On the same day as the congressional elections here that fell on March 14, the Green Party held its presidential primary. Antanas Mockus won it. It wasn't the first time that Mockus had run for president. In 2006 he ran as an independent and got no more than two percent in the first round of voting. Everybody knew Mockus was an eccentric figure. Mockus is a second generation Lithuanian who speaks Spanish and Lithuanian natively and French and English as second languages. He studied in the United States and France. He was a math professor. He had been fired from his post as head of the National University back in 1993 due to an incident in which he mooned a disrespectful group of students in the university theatre when no one and nothing could get them to stop heckling and shouting. He was Bogota's mayor in the nineties and early two-thousands and gained a rapt audience when he paraded about in red and gold tights as Supercitizen, ripping down posters and painting over graffiti in a city beautifying attempt. He hired mimes to humiliate Bogota's notoriously bad drivers who weren't concerned about police presence or fines when it came to driving. He appeared in a commercial taking a shower to promote water conservation. And he's turned Colombia's electorate, jaded by decades of corruption and empty promises, into a group of interested hopefuls again.
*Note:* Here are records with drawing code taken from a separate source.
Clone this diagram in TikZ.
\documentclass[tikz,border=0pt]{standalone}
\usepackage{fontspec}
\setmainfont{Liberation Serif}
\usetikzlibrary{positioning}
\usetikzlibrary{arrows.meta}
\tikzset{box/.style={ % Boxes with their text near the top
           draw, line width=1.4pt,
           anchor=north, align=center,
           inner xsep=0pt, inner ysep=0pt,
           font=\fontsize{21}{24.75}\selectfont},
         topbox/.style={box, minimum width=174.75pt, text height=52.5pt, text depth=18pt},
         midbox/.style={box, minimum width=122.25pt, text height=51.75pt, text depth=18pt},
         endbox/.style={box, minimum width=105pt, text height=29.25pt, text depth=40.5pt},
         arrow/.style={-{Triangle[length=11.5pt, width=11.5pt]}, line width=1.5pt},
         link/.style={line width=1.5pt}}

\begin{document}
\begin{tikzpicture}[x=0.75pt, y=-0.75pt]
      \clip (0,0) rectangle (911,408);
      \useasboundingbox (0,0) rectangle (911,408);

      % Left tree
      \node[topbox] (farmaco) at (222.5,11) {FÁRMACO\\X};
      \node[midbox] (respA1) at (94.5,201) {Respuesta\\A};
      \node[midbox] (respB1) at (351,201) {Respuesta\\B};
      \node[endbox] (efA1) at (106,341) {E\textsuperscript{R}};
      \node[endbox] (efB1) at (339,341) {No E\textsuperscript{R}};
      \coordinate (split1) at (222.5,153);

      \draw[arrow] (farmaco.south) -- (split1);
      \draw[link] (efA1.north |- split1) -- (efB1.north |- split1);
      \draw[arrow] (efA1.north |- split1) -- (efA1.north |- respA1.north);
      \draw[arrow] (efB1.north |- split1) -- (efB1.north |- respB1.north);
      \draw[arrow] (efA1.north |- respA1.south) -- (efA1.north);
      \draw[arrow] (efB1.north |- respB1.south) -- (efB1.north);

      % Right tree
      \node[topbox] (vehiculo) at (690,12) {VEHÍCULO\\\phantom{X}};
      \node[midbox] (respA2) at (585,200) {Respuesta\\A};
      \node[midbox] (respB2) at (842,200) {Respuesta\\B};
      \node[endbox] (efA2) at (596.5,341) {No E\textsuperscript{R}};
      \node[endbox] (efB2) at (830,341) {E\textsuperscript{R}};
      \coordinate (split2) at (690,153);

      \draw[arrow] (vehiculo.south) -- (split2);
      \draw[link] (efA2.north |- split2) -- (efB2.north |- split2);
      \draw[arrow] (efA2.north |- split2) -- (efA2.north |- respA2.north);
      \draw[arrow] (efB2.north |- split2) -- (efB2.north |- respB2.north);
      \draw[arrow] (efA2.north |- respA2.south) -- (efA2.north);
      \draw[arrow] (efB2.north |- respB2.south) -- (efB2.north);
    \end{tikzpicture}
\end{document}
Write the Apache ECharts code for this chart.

People started noticing Mockus when Sergio Fajardo, a popular Medellin mayor and former mathematics professor as well, chose to end his own populist campaign for president to join Mockus as his running mate. Since that point, opinion polling has seen support for Mockus rise every single week following April 5, and within a couple weeks he had surpassed Santos for first round voting. Datexco's May 7 poll shows him at 37.7% compared to 25.2% for Santos. And for the runoff round, to be held, if necessary, on June 20, the poll has Mockus on 52% compared to 30.5% for Santos. Mockus appears to have won this election.

But, if I've learned anything from my predictions concerning the UK election, it's not to overestimate support by simply referencing a poll. Colombia is one of Latin America's longest-lived democracies, but the democracy is still fragile. Buying votes is of coures illegal, but when Mockus campaigns on educating the populace and creating a new culture of legality, it's because he knows that the rule of law in this country is weak. And Santos is already playing ugly with a huge smear campaign attempting to prove the naivite of the "atheist" "ideologue" that Mockus is.

Hopefully, the Lithuanian-Colombian's support is so overwhelming that even with the inclusion of all the illegal votes, Mockus will still come out on top. He would be the world's first Green Party head of state. I feel as though the positive development of this country depends on a succession of selfless politicians who will work tirelessly to improve Colombia's rule of law and the societal wisdom of the common person. And I think Mockus is the man who can start this country on the path to positive growth.

As an American, however, I'm not allowed to vote. But I am allowed to buy his t-shirt!